The research showed global border-crossing relocations dropped from 3.7 million professionals to 3.3 million in 2025, which represented an 11.6-per-cent decline. This resulted in around 430,000 fewer of these workers changed positions in 2025, the survey found.

No single reason for decline

While HR and C-suite professionals need to pay attention, according to Harnoss, the reasons for lowered talent movement are complex. “The data points to a broad-based cooling rather than a single driver.”

And the drop was apparent across all categories tracked.

“Researchers and scientists (those with doctoral degrees) saw the steepest decline of any category, falling 19 per cent globally. The fact that this group pulled back the most sharply points to a cooling at the very top end of global talent flows, and the different funding and immigration environment many universities find themselves in. AI talent fell 12 per cent globally, and STEM fell 13 per cent,” Harnoss said.

For Canada, the sharp drop suggests “the challenge is structural rather than a one-time anomaly,” he said.

“Canada lost 2.1 percentage points of highly skilled market share; 2.6 in STEM, and 2.0 in AI.”

Corporate leaders need to understand that while workers remain looking for a change, Canada needs to work on attracting more skilled talent.

“Canada is losing ground both in absolute numbers and relative to competitors who are gaining,” Harnoss said. “This makes clear that Canada’s challenge is primarily on the attraction side: fewer highly skilled workers are choosing Canada as a destination.”

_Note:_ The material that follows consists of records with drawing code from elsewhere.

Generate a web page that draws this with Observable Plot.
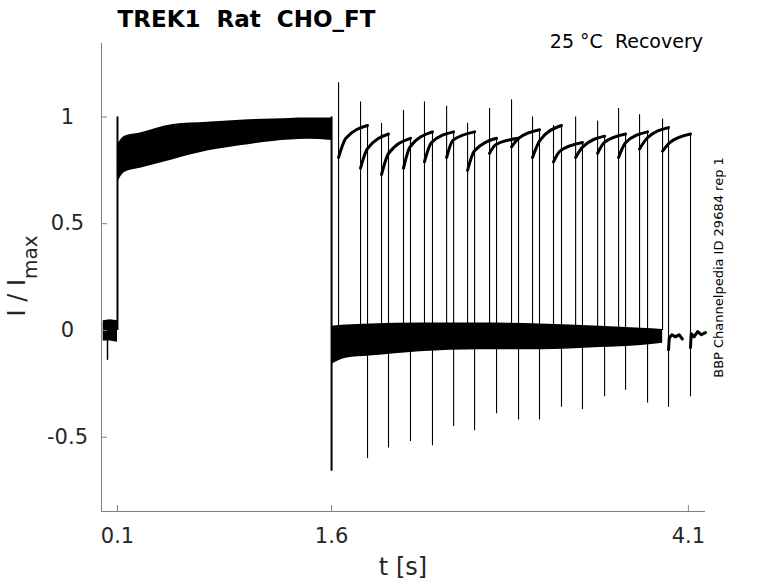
<!DOCTYPE html>
<html><head><meta charset="utf-8">
<script src="https://cdn.jsdelivr.net/npm/d3@7"></script>
<script src="https://cdn.jsdelivr.net/npm/@observablehq/plot@0.6"></script>
<style>
body{margin:0;background:#fff;}
svg text{font-family:"DejaVu Sans",sans-serif;}
</style>
</head><body><div id="chart"></div>
<script>
// ---- ticks ----
const xTicks = [0.1, 1.6, 4.1];
const yTicks = [-0.5, 0, 0.5, 1];
const xDomain = [-0.012, 4.22];
const yDomain = [-0.848, 1.344];

// ---- holding band before the conditioning step ----
const preT = [0.0, 0.05, 0.1];
const preTop = [0.045, 0.05, 0.045];
const preBottom = [-0.05, -0.05, -0.055];

// ---- conditioning pulse envelope (0.1 – 1.6 s) ----
const condT = [0.10, 0.15, 0.26, 0.49, 0.73, 0.96, 1.19, 1.43, 1.60];
const condTop = [0.87, 0.91, 0.925, 0.965, 0.975, 0.985, 0.99, 0.995, 0.995];
const condBottom = [0.69, 0.74, 0.76, 0.80, 0.84, 0.865, 0.885, 0.895, 0.89];

// ---- baseline band after the conditioning pulse ----
const baseT = [1.60, 1.70, 1.87, 2.22, 2.64, 3.06, 3.48, 3.77, 3.92];
const baseTop = [0.02, 0.025, 0.03, 0.035, 0.035, 0.03, 0.02, 0.01, 0.005];
const baseBottom = [-0.16, -0.13, -0.12, -0.10, -0.09, -0.09, -0.08, -0.07, -0.06];

// ---- recovery test pulses ----
const pulseOn     = [1.649, 1.803, 1.950, 2.104, 2.251, 2.406, 2.553, 2.707, 2.861, 3.008, 3.155, 3.310, 3.464, 3.611, 3.758, 3.919];
const pulseMidT   = [1.70, 1.85, 2.00, 2.15, 2.30, 2.45, 2.60, 2.75, 2.91, 3.06, 3.20, 3.36, 3.51, 3.66, 3.81, 3.97];
const pulseOff    = [1.852, 1.999, 2.153, 2.307, 2.455, 2.602, 2.756, 2.910, 3.057, 3.211, 3.358, 3.513, 3.660, 3.814, 3.961, 4.115];
const pulsePeak   = [1.16, 1.07, 0.97, 1.03, 1.07, 1.05, 0.97, 1.04, 1.08, 1.00, 0.96, 1.00, 0.98, 1.04, 1.01, 0.99];
const pulseStart  = [0.81, 0.76, 0.73, 0.76, 0.79, 0.81, 0.75, 0.83, 0.86, 0.81, 0.79, 0.81, 0.83, 0.81, 0.85, 0.84];
const pulseMid    = [0.90, 0.85, 0.83, 0.86, 0.88, 0.89, 0.84, 0.87, 0.90, 0.89, 0.84, 0.86, 0.88, 0.88, 0.90, 0.88];
const pulseEnd    = [0.96, 0.92, 0.90, 0.93, 0.93, 0.93, 0.90, 0.90, 0.94, 0.96, 0.88, 0.91, 0.92, 0.93, 0.95, 0.92];
const pulseTrough = [-0.60, -0.55, -0.52, -0.54, -0.45, -0.47, -0.39, -0.42, -0.42, -0.36, -0.37, -0.31, -0.28, -0.34, -0.36, -0.31];

// ---- main step transients ----
const stepT   = [0.03, 0.1, 1.6];
const stepFrom = [0, 0, 1.0];
const stepTo   = [-0.14, 1.0, -0.66];
const stepW    = [1.5, 2, 2];

// ---- tails of the last two sweeps ----
const tailA_T = [3.961, 3.966, 3.985, 4.01, 4.035, 4.058];
const tailA_V = [-0.09, -0.035, -0.02, -0.03, -0.02, -0.04];
const tailB_T = [4.115, 4.12, 4.14, 4.165, 4.19, 4.22];
const tailB_V = [-0.08, -0.015, -0.03, -0.005, -0.02, -0.01];

// ---- build tables ----
const band = (T, lo, hi) => T.map((t, i) => ({t, lo: lo[i], hi: hi[i]}));
const preRows = band(preT, preBottom, preTop);
const condRows = band(condT, condBottom, condTop);
const baseRows = band(baseT, baseBottom, baseTop);
const pulseRows = pulseOn.flatMap((t, k) => [
  {k, t, v: pulseStart[k]},
  {k, t: pulseMidT[k], v: pulseMid[k]},
  {k, t: pulseOff[k], v: pulseEnd[k]}
]);
const idx = d3.range(pulseOn.length);
const stepIdx = d3.range(stepT.length);
const tailRows = [
  ...tailA_T.map((t, i) => ({k: "a", t, v: tailA_V[i]})),
  ...tailB_T.map((t, i) => ({k: "b", t, v: tailB_V[i]}))
];

const W = 778, H = 583;
const mL = 101, mR = 73, mT = 43, mB = 72;
const axisGray = "#808080", textCol = "#262626";

const plot = Plot.plot({
  width: W, height: H,
  marginLeft: mL, marginRight: mR, marginTop: mT, marginBottom: mB,
  style: {background: "white", fontFamily: "DejaVu Sans, sans-serif", overflow: "visible"},
  x: {domain: xDomain},
  y: {domain: yDomain},
  marks: [
    Plot.areaY(preRows, {x: "t", y1: "lo", y2: "hi", fill: "black"}),
    Plot.areaY(condRows, {x: "t", y1: "lo", y2: "hi", fill: "black", curve: "monotone-x"}),
    Plot.areaY(baseRows, {x: "t", y1: "lo", y2: "hi", fill: "black", curve: "monotone-x"}),
    Plot.ruleX(stepIdx, {x: i => stepT[i], y1: i => stepFrom[i], y2: i => stepTo[i], stroke: "black", strokeWidth: i => stepW[i]}),
    Plot.ruleX(idx, {x: i => pulseOn[i], y1: 0, y2: i => pulsePeak[i], stroke: "black", strokeWidth: 1.1}),
    Plot.ruleX(idx, {x: i => pulseOff[i], y1: i => pulseEnd[i], y2: i => pulseTrough[i], stroke: "black", strokeWidth: 1.1}),
    Plot.line(pulseRows, {x: "t", y: "v", z: "k", stroke: "black", strokeWidth: 3, curve: "monotone-x"}),
    Plot.line(tailRows, {x: "t", y: "v", z: "k", stroke: "black", strokeWidth: 3, curve: "linear"}),
    // axis lines
    Plot.ruleX([xDomain[0]], {stroke: axisGray}),
    Plot.ruleY([yDomain[0]], {stroke: axisGray}),
    // inward ticks
    Plot.tickY(yTicks, {y: d => d, stroke: axisGray, insetRight: W - mL - mR - 6}),
    Plot.tickX(xTicks, {x: d => d, stroke: axisGray, insetTop: H - mT - mB - 6}),
    Plot.axisY(yTicks, {tickSize: 0, tickPadding: 34, textAnchor: "middle", fontSize: 21, tickFormat: d => String(d), fill: textCol, label: null}),
    Plot.axisX(xTicks, {tickSize: 0, tickPadding: 17, fontSize: 21, tickFormat: d => String(d), fill: textCol, label: null})
  ]
});
document.getElementById("chart").appendChild(plot);

const svg = d3.select(plot);
const addText = (x, y, str, opts) => {
  const t = svg.append("text").attr("x", x).attr("y", y).text(str)
    .style("white-space", "pre")
    .attr("font-family", "DejaVu Sans, sans-serif")
    .attr("fill", opts.fill || textCol)
    .attr("font-size", opts.size)
    .attr("text-anchor", opts.anchor || "middle");
  if (opts.bold) t.attr("font-weight", "bold");
  if (opts.transform) t.attr("transform", opts.transform).attr("x", 0).attr("y", 0);
  return t;
};
addText(246.5, 27, "TREK1  Rat  CHO_FT", {size: 23, bold: true, fill: "#000"});
addText(703, 48, "25 °C  Recovery", {size: 19, anchor: "end", fill: "#000"});
addText(403, 575, "t [s]", {size: 24});
addText(0, 0, "BBP Channelpedia ID 29684 rep 1", {size: 13, transform: "translate(723,267.5) rotate(-90)", fill: "#000"});
const yl = svg.append("text")
  .attr("transform", "translate(25,276) rotate(-90)")
  .attr("text-anchor", "middle")
  .attr("font-family", "DejaVu Sans, sans-serif")
  .attr("font-size", 24)
  .attr("fill", textCol)
  .style("white-space", "pre");
yl.append("tspan").text("I / I");
yl.append("tspan").text("max").attr("font-size", 20).attr("dy", 12);
</script>
</body></html>
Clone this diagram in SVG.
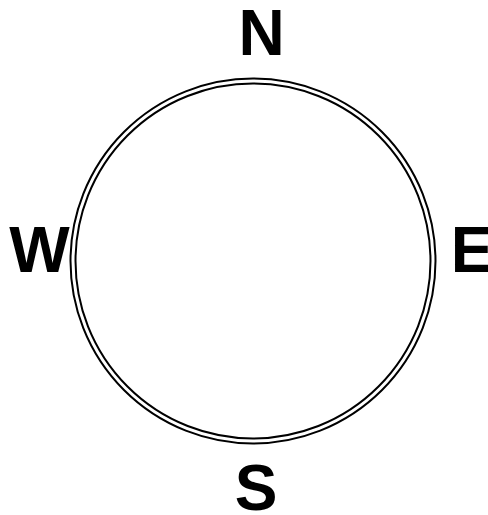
<svg xmlns="http://www.w3.org/2000/svg" width="488" height="515" viewBox="0 0 488 515">
  <style>
    .ring { fill: none; stroke: #000; stroke-width: 2; }
    .lbl { font-family: "Liberation Sans", Arial, sans-serif; font-weight: bold; font-size: 64px; fill: #000; text-anchor: middle; }
  </style>
  <rect width="488" height="515" fill="#fff"/>
  <g id="compass-ring">
    <circle class="ring" cx="253" cy="261" r="182.5"/>
    <circle class="ring" cx="253" cy="261" r="177.5"/>
  </g>
  <g id="label-N"><text class="lbl" x="261.5" y="55">N</text></g>
  <g id="label-W"><text class="lbl" x="39.5" y="272">W</text></g>
  <g id="label-E"><text class="lbl" x="472" y="272">E</text></g>
  <g id="label-S"><text class="lbl" x="256" y="510">S</text></g>
</svg>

The demand for AI workers remains “intense,” he said.

"Strong base" for Canada to grow talent base

But the results are not all bad news, according to Harnoss, and Canada is well-positioned to build more skill into the overall workforce.

“For Canada, upskilling is particularly important because it builds from a strong base. Canada has a well-educated workforce and world-class post-secondary institutions. The opportunity is to accelerate the translation of that foundation into applied AI and STEM capabilities at scale.”

Getting the workforce up to speed is key for future economic growth. “Upskilling reaches people across industries, regions and income levels, which matters for equitable economic participation and for Canada’s long-term productivity. Thoughtful immigration policy and domestic upskilling go hand in hand.”

And while the path is clear, the change will not happen overnight, he cautioned.

Benefits of better AI integration

So what can corporate leaders take from these results? Advancing automation in the workforce might be one solution, Harnoss said, but there are some caveats to be aware of.

“The key is designing automation adoption so that it complements human capability rather than simply substituting for it. That’s where the productivity gains are most durable. Canada has strong elements in place — including a sophisticated private sector — and research institutions doing leading AI work, but the rate of adoption across the broader economy needs to accelerate to remain competitive.”

When deciding on what goes into an effective talent strategy, there needs to be buy-in from the top of a company in order to work, and Canada has the right mix in order to benefit.

“That business case needs to reach the full C-suite — not just HR — because the cultural change required to hire and retain globally runs deeper than any single function can drive. Canada has a window of opportunity to position itself as an attractive R&D, product or software hub to serve the Americas and Europe,” Harnoss said.

Those firms that get the talent mix right will see tangible benefits, he said.

“The payoff is measurable: BCG’s analysis of the top 1,000 public companies shows firms that attract more global talent into leadership create an additional percentage point of shareholder value per year.”

While leaders need to lead the effort, there is an important part for people professionals too.

“HR has an essential role to play in several specific areas: designing the end-to-end process for global talent acquisition, building the internal infrastructure for relocation and onboarding, and creating the conditions for internationally-recruited talent to succeed and stay,” Harnoss said.

“The companies getting this right are those where HR is a strategic partner in decisions about where the business is going and what talent it needs to get there, rather than a function that responds after those decisions have been made.”